4月1日(エイプリルフール)の日に、七組のメンバーたちがついた嘘から起こる大混乱の有様を描いたコメディ作品である。
七組のメンバーの人々が何らかの形で繋がるという構成を持つオムニバス形式の作品であるのだが、結果的にはそれらの相関図はきちんとした構成がなく、その場での思いつきのアイデアの感じが強く、七組のパート毎のシチュエーシヨンの連携が不備になり、内容的には消化不良の感じの強い作品となってしまっている。
この作品の中心のパートは、戸田恵梨香と松坂桃李との間で起こる、臨月の子の認知を巡る大騒動である<イタリアンレストランでの大惨事>であり、富司純子と里見浩太郎の高貴なご身分らしき夫婦が、庶民生活を楽しもうとする<ロイヤル夫妻の休日>と、寺島進と浜辺美波のヤクザと小学生の女の子の珍妙な道行きの<不器用な誘拐犯>のパートがそれにつづく核となる出来事になる。
残りの四組<占い老婆の真実><42年ぶりの涙の生還><僕は宇宙人><ある大学生の行末>は、最初の三組を囲う補助的内容となって、それぞれの七組が、目まぐるしく交錯し合いながら物語が進行していく。
脚本を担当した古沢良太は『キサラギ』(07)がすごくセンスのいい内容でぼくの大好きなライターであり、こういう群像劇の登場人物の仕分けに多大の期待を持って見たのだが今回はちょっとガッカリした作品となった。

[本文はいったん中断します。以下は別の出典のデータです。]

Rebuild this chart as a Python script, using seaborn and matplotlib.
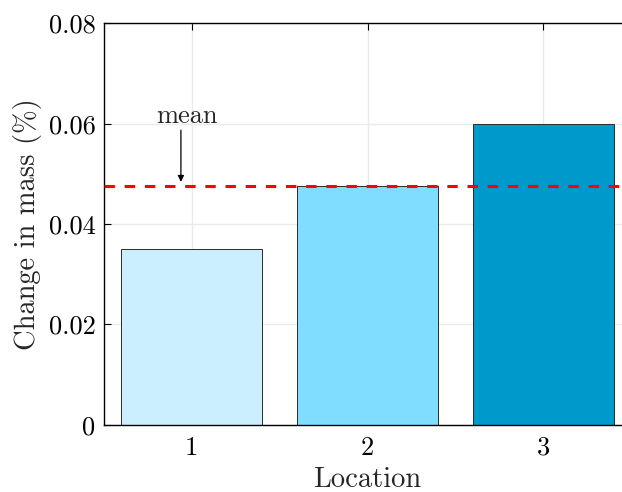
import matplotlib
matplotlib.use("Agg")
import matplotlib.pyplot as plt
import seaborn as sns
import pandas as pd
import numpy as np

locations = [1, 2, 3]
change_in_mass = [0.035, 0.0475, 0.060]
bar_colors = ["#CCEFFF", "#80DDFF", "#0099CC"]
y_ticks = [0, 0.02, 0.04, 0.06, 0.08]
y_tick_labels = ["0", "0.02", "0.04", "0.06", "0.08"]
mean_value = float(np.mean(change_in_mass))

sns.set_style("white")
plt.rcParams["font.family"] = ["cmr10", "DejaVu Serif"]
plt.rcParams["axes.unicode_minus"] = False
plt.rcParams["mathtext.fontset"] = "cm"

fig = plt.figure(figsize=(6.22, 4.92), dpi=100)
ax = fig.add_axes([103.9 / 622, 67.3 / 492, 527.5 / 622, 401.4 / 492])

df = pd.DataFrame({"Location": locations, "Change": change_in_mass})
sns.barplot(data=df, x="Location", y="Change", hue="Location",
            palette=bar_colors, native_scale=True, width=0.8, saturation=1,
            edgecolor="#2a2a2a", linewidth=0.7, legend=False, ax=ax, zorder=2)

ax.set_xlim(0.5, 3.5)
ax.set_ylim(0, 0.08)
ax.set_xticks(locations)
ax.set_xticklabels([str(v) for v in locations])
ax.set_yticks(y_ticks)
ax.set_yticklabels(y_tick_labels)

ax.grid(True, color="#EBEBEB", linewidth=1.0, zorder=0)
ax.set_axisbelow(True)

ax.axhline(mean_value, color="#FF0000", linewidth=2.2, dashes=(3.4, 3.2), zorder=3)
ax.annotate("", xy=(0.938, 0.0484), xytext=(0.938, 0.0587),
            arrowprops=dict(arrowstyle="-|>", color="black", lw=0.9,
                            mutation_scale=9, shrinkA=0, shrinkB=0))
ax.text(0.97, 0.0602, "mean", ha="center", va="baseline", fontsize=19)

for s in ["top", "left", "bottom"]:
    ax.spines[s].set_visible(True)
    ax.spines[s].set_color("black")
    ax.spines[s].set_linewidth(1.0)
ax.spines["right"].set_visible(False)

ax.tick_params(axis="both", direction="in", length=5, width=0.8,
               labelsize=19, colors="black")
ax.tick_params(axis="x", top=True, bottom=True, pad=8)
ax.tick_params(axis="y", left=True, right=False, pad=6)

ax.set_xlabel("Location", fontsize=20.5, labelpad=5)
ax.set_ylabel("Change in mass (%)", fontsize=20.5, labelpad=5)

fig.savefig("out.png", dpi=100)
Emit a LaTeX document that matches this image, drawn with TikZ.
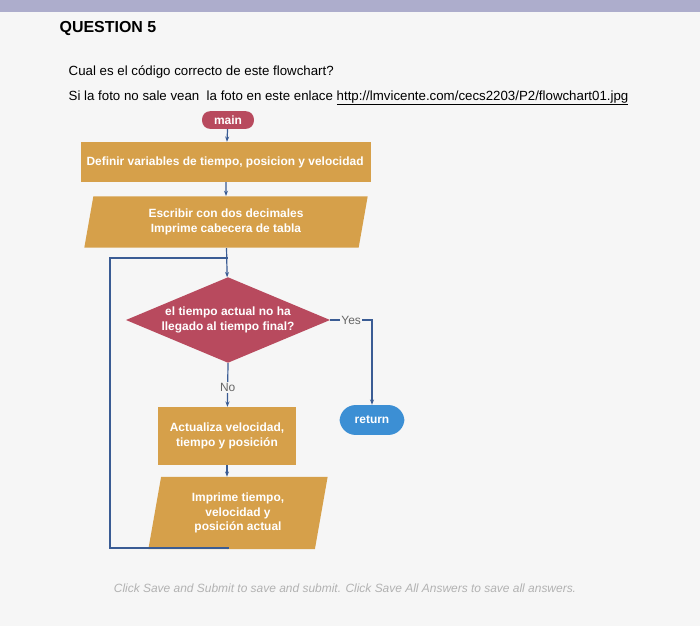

その原因のひとつは、登場人物のキャラクター上の演技がなべて大仰であることだ。
これは演出した石川監督の責任かも知れないが、コメディ作品は内容そのものが笑えることを前提にしているのに、こんなに大仰な演技をされると笑うにも笑えなくなる。
さらにこれは脚本の責任になると思うが、他人を巻き込む迷惑を物ともせず突っ走るドライな内容を前半に置きながら、後半はへんにウェッ卜なお涙頂戴的内容に落としてしまう展開にされるとぼくら観客はついていけなくなるではないか!
ラストのオチも「こう来たか!」ではなく、「やっぱり、こう来たか」というオチではひねりもない。まあ今回はパートを無理に多くしたことで連鎖的なつながりに無理が多くなったのが原因と思われる作品であった。
ぼくのチケット代は、1,600円ぐらいかなと思う作品でした。星印は、2つさしあげます。